Most companies have a fiscal year end around December 31, so their fiscal years and periods line up with normal calendar years and periods. However, for companies that have other fiscal year end dates, there will often be a difference between the calendar and fiscal period and year. 

In Calcbench, we allow you to look at data based its best fitting calendar period, in order to make it more comparable across company. For example, calendar period Q4 2013 contains data from each company that best fits the period from October to December 2013. For most companies this will also be their fiscal period Q4 2013. However, in the case of Apple (AAPL), whose fiscal year ends in September, calendar period Q4 2013 would line up with Apple's fiscal period Q1 2014 (the period from November to December 2013).  

In addition, companies that do not have periods ending at the end of December, may assign their fiscal year however they see fit. One company might consider themselves to be in fiscal year 2014, when another similar firm may consider themselves to be in fiscal year 2013. In order to compensate for this, we assign a standard calendar year. If a company's year ends on or before June 30, 2014 they are in calendar year 2013. If it ends after, they are in calendar year 2014.    

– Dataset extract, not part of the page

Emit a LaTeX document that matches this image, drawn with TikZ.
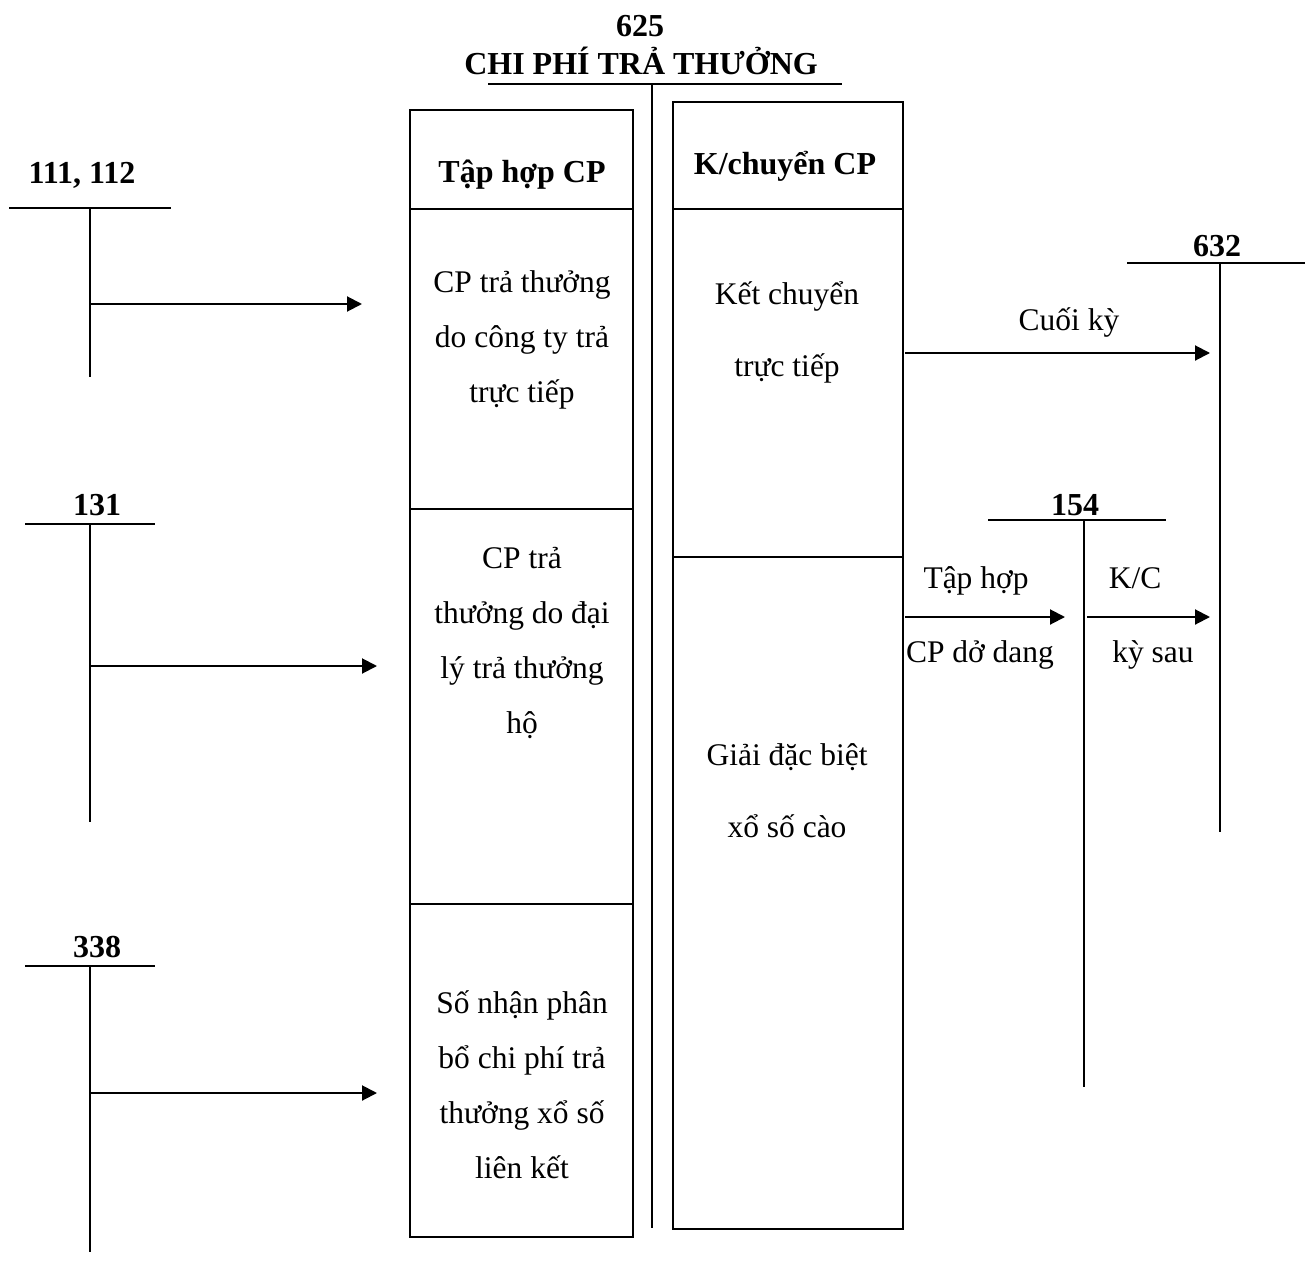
\documentclass[tikz,border=0pt]{standalone}
\usepackage{fontspec}
\setmainfont{Liberation Serif}
\usetikzlibrary{arrows.meta}

\begin{document}
\begin{tikzpicture}[x=1pt, y=-1pt, >={Triangle[length=15pt,width=15pt]},
		every node/.style={inner sep=0pt, align=center, font=\fontsize{31.5}{55}\selectfont},
		acct/.style={anchor=base, font=\fontsize{32}{37}\selectfont\bfseries},
		lbl/.style={anchor=base},
		wide/.style={font=\fontsize{31.5}{72}\selectfont},
		thinline/.style={line width=2pt},
		thickline/.style={line width=2.8pt}]
		\useasboundingbox (0,0) rectangle (1311,1281);
		
		% Title of account 625
		\node[acct] (num) at (640,37) {625};
		\node[acct] (title) at (641,75) {CHI PHÍ TRẢ THƯỞNG};
		\coordinate (tl) at (488,84);
		\coordinate (tr) at (842,84);
		\coordinate (mt) at (652,84);
		\coordinate (mb) at (652,1228);
		\draw[thinline] (tl) -- (tr);
		\draw[thickline] (mt) -- (mb);
		
		% Debit column
		\draw[thickline] (410,110) rectangle (633,1237);
		\draw[thinline] (410,209) -- (633,209);
		\draw[thinline] (410,509) -- (633,509);
		\draw[thinline] (410,904) -- (633,904);
		\node[acct] (no) at (522,183) {Tập hợp CP};
		\node (d1) at (522,340) {CP trả thưởng\\do công ty trả\\trực tiếp};
		\node (d2) at (522,643) {CP trả\\thưởng do đại\\lý trả thưởng\\hộ};
		\node (d3) at (522,1085) {Số nhận phân\\bổ chi phí trả\\thưởng xổ số\\liên kết};
		
		% Credit column
		\draw[thickline] (673,102) rectangle (903,1229);
		\draw[thinline] (673,209) -- (903,209);
		\draw[thinline] (673,557) -- (903,557);
		\node[acct] (co) at (785,175) {K/chuyển CP};
		\node[wide] (c1) at (787,332) {Kết chuyển\\trực tiếp};
		\node[wide] (c2) at (787,791) {Giải đặc biệt\\xổ số cào};
		
		% Account 111, 112
		\node[acct] (a111) at (82,184) {111, 112};
		\coordinate (a111l) at (9,208);
		\coordinate (a111r) at (171,208);
		\coordinate (a111t) at (90,208);
		\coordinate (a111b) at (90,377);
		\coordinate (a111o) at (90,304);
		\coordinate (a111e) at (362,304);
		\draw[thinline] (a111l) -- (a111r);
		\draw[thinline] (a111t) -- (a111b);
		\draw[thinline, ->] (a111o) -- (a111e);
		
		% Account 131
		\node[acct] (a131) at (97,515) {131};
		\coordinate (a131l) at (25,524);
		\coordinate (a131r) at (155,524);
		\coordinate (a131t) at (90,524);
		\coordinate (a131b) at (90,822);
		\coordinate (a131o) at (90,666);
		\coordinate (a131e) at (377,666);
		\draw[thinline] (a131l) -- (a131r);
		\draw[thinline] (a131t) -- (a131b);
		\draw[thinline, ->] (a131o) -- (a131e);
		
		% Account 338
		\node[acct] (a338) at (97,957) {338};
		\coordinate (a338l) at (25,966);
		\coordinate (a338r) at (155,966);
		\coordinate (a338t) at (90,966);
		\coordinate (a338b) at (90,1252);
		\coordinate (a338o) at (90,1093);
		\coordinate (a338e) at (377,1093);
		\draw[thinline] (a338l) -- (a338r);
		\draw[thinline] (a338t) -- (a338b);
		\draw[thinline, ->] (a338o) -- (a338e);
		
		% Account 632
		\node[acct] (a632) at (1217,257) {632};
		\coordinate (a632l) at (1127,263);
		\coordinate (a632r) at (1305,263);
		\coordinate (a632t) at (1220,263);
		\coordinate (a632b) at (1220,832);
		\coordinate (ko) at (905,353);
		\coordinate (ke) at (1210,353);
		\draw[thinline] (a632l) -- (a632r);
		\draw[thinline] (a632t) -- (a632b);
		\draw[thinline, ->] (ko) -- (ke);
		\node[lbl] (cuoi) at (1069,330) {Cuối kỳ};
		
		% Account 154
		\node[acct] (a154) at (1075,515) {154};
		\coordinate (a154l) at (988,520);
		\coordinate (a154r) at (1166,520);
		\coordinate (a154t) at (1084,520);
		\coordinate (a154b) at (1084,1087);
		\coordinate (to) at (905,617);
		\coordinate (te) at (1065,617);
		\coordinate (kco) at (1087,617);
		\coordinate (kce) at (1210,617);
		\draw[thinline] (a154l) -- (a154r);
		\draw[thinline] (a154t) -- (a154b);
		\draw[thinline, ->] (to) -- (te);
		\draw[thinline, ->] (kco) -- (kce);
		\node[lbl] (th1) at (976,588) {Tập hợp};
		\node[lbl] (th2) at (980,662) {CP dở dang};
		\node[lbl] (kc1) at (1135,588) {K/C};
		\node[lbl] (kc2) at (1153,662) {kỳ sau};
		
	\end{tikzpicture}
\end{document}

TTM (or trailing twelve months) means that we are adding up the quarters necessary to show a full year's worth of financials ending at the specified calendar period.

Assigning fiscal periods to calendar periods follows this logic - If the midpoint of the period falls in the first 91 days of the year it get sets to Calendar Q1.  With the exception being retailers and other companies that follow the 4/4/5 calendar and have unusual length periods, we sometimes have adjust those on a case by case basis.